> RECORDED DATA
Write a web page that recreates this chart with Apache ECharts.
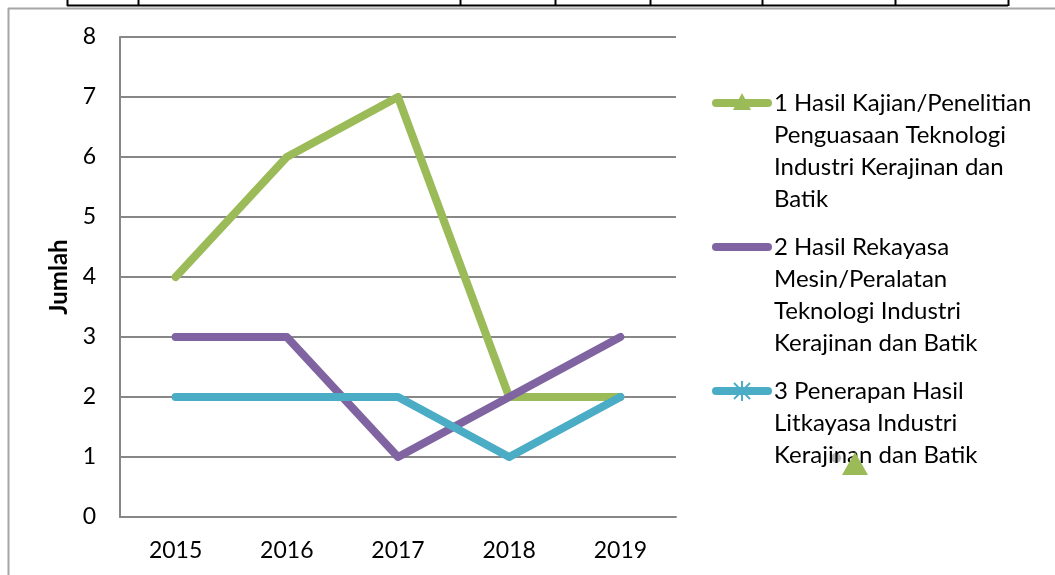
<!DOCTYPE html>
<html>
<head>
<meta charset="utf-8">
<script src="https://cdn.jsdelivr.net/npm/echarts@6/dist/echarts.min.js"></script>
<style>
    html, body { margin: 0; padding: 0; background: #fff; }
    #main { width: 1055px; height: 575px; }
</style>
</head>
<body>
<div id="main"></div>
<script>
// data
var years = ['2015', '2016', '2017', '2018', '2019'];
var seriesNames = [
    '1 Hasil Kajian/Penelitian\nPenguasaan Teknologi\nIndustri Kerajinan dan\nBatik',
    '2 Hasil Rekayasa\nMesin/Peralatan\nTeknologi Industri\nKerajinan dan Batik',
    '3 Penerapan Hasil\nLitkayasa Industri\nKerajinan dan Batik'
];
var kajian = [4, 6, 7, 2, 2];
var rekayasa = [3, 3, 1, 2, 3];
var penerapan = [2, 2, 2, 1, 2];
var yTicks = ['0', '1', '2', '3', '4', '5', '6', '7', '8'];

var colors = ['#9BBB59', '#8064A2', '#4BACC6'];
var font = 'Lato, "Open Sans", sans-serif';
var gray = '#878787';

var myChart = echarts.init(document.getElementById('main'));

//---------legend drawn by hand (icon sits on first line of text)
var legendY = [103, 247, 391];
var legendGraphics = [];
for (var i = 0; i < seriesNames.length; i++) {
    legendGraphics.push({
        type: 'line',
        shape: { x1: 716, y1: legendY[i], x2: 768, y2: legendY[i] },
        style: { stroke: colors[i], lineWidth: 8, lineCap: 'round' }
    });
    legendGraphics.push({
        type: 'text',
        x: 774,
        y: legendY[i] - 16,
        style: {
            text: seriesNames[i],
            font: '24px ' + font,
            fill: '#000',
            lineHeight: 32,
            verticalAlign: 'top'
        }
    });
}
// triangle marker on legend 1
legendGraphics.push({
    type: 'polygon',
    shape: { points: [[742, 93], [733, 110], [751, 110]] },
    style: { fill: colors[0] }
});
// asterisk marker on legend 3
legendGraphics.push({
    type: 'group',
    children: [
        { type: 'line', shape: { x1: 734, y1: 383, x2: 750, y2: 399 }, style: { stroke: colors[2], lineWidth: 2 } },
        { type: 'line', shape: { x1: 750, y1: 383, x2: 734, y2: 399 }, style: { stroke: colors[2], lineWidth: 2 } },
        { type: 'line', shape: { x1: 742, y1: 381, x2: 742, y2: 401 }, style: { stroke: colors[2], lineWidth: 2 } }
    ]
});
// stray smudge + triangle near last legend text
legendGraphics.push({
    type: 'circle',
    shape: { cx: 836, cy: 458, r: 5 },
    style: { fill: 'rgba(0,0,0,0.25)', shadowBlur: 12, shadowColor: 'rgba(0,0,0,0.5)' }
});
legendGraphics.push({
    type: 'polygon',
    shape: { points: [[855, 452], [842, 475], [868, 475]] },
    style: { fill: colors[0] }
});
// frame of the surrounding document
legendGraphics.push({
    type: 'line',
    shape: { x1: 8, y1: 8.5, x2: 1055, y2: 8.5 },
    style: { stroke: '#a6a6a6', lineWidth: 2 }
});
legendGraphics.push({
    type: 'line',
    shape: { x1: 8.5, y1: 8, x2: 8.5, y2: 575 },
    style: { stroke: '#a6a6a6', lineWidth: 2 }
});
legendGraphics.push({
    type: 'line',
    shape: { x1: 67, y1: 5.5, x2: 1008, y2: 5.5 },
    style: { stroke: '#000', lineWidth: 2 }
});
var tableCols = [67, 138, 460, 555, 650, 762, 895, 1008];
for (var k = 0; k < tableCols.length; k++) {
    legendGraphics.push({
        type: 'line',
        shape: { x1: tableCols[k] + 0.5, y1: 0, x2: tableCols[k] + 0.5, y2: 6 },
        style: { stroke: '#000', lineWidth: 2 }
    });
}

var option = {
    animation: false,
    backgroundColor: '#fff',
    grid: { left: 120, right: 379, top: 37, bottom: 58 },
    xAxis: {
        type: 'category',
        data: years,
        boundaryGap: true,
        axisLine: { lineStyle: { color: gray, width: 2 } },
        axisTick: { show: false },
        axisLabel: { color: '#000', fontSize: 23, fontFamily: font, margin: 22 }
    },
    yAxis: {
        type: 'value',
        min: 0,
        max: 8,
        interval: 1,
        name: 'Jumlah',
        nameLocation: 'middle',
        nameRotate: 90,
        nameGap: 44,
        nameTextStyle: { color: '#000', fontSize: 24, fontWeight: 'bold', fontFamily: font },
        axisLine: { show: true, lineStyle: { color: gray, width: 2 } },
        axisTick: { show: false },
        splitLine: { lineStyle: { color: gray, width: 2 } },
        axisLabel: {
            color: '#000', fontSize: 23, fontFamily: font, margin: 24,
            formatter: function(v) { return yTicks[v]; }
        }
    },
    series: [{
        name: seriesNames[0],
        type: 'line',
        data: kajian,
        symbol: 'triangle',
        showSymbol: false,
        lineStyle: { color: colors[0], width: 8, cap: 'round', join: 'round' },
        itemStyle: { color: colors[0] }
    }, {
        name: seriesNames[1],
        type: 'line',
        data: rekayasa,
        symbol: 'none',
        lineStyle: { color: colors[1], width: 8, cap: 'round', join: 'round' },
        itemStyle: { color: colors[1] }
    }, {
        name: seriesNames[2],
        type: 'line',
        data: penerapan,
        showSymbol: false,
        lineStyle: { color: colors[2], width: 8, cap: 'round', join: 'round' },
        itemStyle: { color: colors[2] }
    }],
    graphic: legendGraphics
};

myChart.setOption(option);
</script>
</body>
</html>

> REQUIREMENT
Write out the listing above again, exactly, but with no pictures in the copy.

> TASK ANSWER
Write a web page that recreates this chart with Apache ECharts.
<!DOCTYPE html>
<html>
<head>
<meta charset="utf-8">
<script src="https://cdn.jsdelivr.net/npm/echarts@6/dist/echarts.min.js"></script>
<style>
    html, body { margin: 0; padding: 0; background: #fff; }
    #main { width: 1055px; height: 575px; }
</style>
</head>
<body>
<div id="main"></div>
<script>
// data
var years = ['2015', '2016', '2017', '2018', '2019'];
var seriesNames = [
    '1 Hasil Kajian/Penelitian\nPenguasaan Teknologi\nIndustri Kerajinan dan\nBatik',
    '2 Hasil Rekayasa\nMesin/Peralatan\nTeknologi Industri\nKerajinan dan Batik',
    '3 Penerapan Hasil\nLitkayasa Industri\nKerajinan dan Batik'
];
var kajian = [4, 6, 7, 2, 2];
var rekayasa = [3, 3, 1, 2, 3];
var penerapan = [2, 2, 2, 1, 2];
var yTicks = ['0', '1', '2', '3', '4', '5', '6', '7', '8'];

var colors = ['#9BBB59', '#8064A2', '#4BACC6'];
var font = 'Lato, "Open Sans", sans-serif';
var gray = '#878787';

var myChart = echarts.init(document.getElementById('main'));

//---------legend drawn by hand (icon sits on first line of text)
var legendY = [103, 247, 391];
var legendGraphics = [];
for (var i = 0; i < seriesNames.length; i++) {
    legendGraphics.push({
        type: 'line',
        shape: { x1: 716, y1: legendY[i], x2: 768, y2: legendY[i] },
        style: { stroke: colors[i], lineWidth: 8, lineCap: 'round' }
    });
    legendGraphics.push({
        type: 'text',
        x: 774,
        y: legendY[i] - 16,
        style: {
            text: seriesNames[i],
            font: '24px ' + font,
            fill: '#000',
            lineHeight: 32,
            verticalAlign: 'top'
        }
    });
}
// triangle marker on legend 1
legendGraphics.push({
    type: 'polygon',
    shape: { points: [[742, 93], [733, 110], [751, 110]] },
    style: { fill: colors[0] }
});
// asterisk marker on legend 3
legendGraphics.push({
    type: 'group',
    children: [
        { type: 'line', shape: { x1: 734, y1: 383, x2: 750, y2: 399 }, style: { stroke: colors[2], lineWidth: 2 } },
        { type: 'line', shape: { x1: 750, y1: 383, x2: 734, y2: 399 }, style: { stroke: colors[2], lineWidth: 2 } },
        { type: 'line', shape: { x1: 742, y1: 381, x2: 742, y2: 401 }, style: { stroke: colors[2], lineWidth: 2 } }
    ]
});
// stray smudge + triangle near last legend text
legendGraphics.push({
    type: 'circle',
    shape: { cx: 836, cy: 458, r: 5 },
    style: { fill: 'rgba(0,0,0,0.25)', shadowBlur: 12, shadowColor: 'rgba(0,0,0,0.5)' }
});
legendGraphics.push({
    type: 'polygon',
    shape: { points: [[855, 452], [842, 475], [868, 475]] },
    style: { fill: colors[0] }
});
// frame of the surrounding document
legendGraphics.push({
    type: 'line',
    shape: { x1: 8, y1: 8.5, x2: 1055, y2: 8.5 },
    style: { stroke: '#a6a6a6', lineWidth: 2 }
});
legendGraphics.push({
    type: 'line',
    shape: { x1: 8.5, y1: 8, x2: 8.5, y2: 575 },
    style: { stroke: '#a6a6a6', lineWidth: 2 }
});
legendGraphics.push({
    type: 'line',
    shape: { x1: 67, y1: 5.5, x2: 1008, y2: 5.5 },
    style: { stroke: '#000', lineWidth: 2 }
});
var tableCols = [67, 138, 460, 555, 650, 762, 895, 1008];
for (var k = 0; k < tableCols.length; k++) {
    legendGraphics.push({
        type: 'line',
        shape: { x1: tableCols[k] + 0.5, y1: 0, x2: tableCols[k] + 0.5, y2: 6 },
        style: { stroke: '#000', lineWidth: 2 }
    });
}

var option = {
    animation: false,
    backgroundColor: '#fff',
    grid: { left: 120, right: 379, top: 37, bottom: 58 },
    xAxis: {
        type: 'category',
        data: years,
        boundaryGap: true,
        axisLine: { lineStyle: { color: gray, width: 2 } },
        axisTick: { show: false },
        axisLabel: { color: '#000', fontSize: 23, fontFamily: font, margin: 22 }
    },
    yAxis: {
        type: 'value',
        min: 0,
        max: 8,
        interval: 1,
        name: 'Jumlah',
        nameLocation: 'middle',
        nameRotate: 90,
        nameGap: 44,
        nameTextStyle: { color: '#000', fontSize: 24, fontWeight: 'bold', fontFamily: font },
        axisLine: { show: true, lineStyle: { color: gray, width: 2 } },
        axisTick: { show: false },
        splitLine: { lineStyle: { color: gray, width: 2 } },
        axisLabel: {
            color: '#000', fontSize: 23, fontFamily: font, margin: 24,
            formatter: function(v) { return yTicks[v]; }
        }
    },
    series: [{
        name: seriesNames[0],
        type: 'line',
        data: kajian,
        symbol: 'triangle',
        showSymbol: false,
        lineStyle: { color: colors[0], width: 8, cap: 'round', join: 'round' },
        itemStyle: { color: colors[0] }
    }, {
        name: seriesNames[1],
        type: 'line',
        data: rekayasa,
        symbol: 'none',
        lineStyle: { color: colors[1], width: 8, cap: 'round', join: 'round' },
        itemStyle: { color: colors[1] }
    }, {
        name: seriesNames[2],
        type: 'line',
        data: penerapan,
        showSymbol: false,
        lineStyle: { color: colors[2], width: 8, cap: 'round', join: 'round' },
        itemStyle: { color: colors[2] }
    }],
    graphic: legendGraphics
};

myChart.setOption(option);
</script>
</body>
</html>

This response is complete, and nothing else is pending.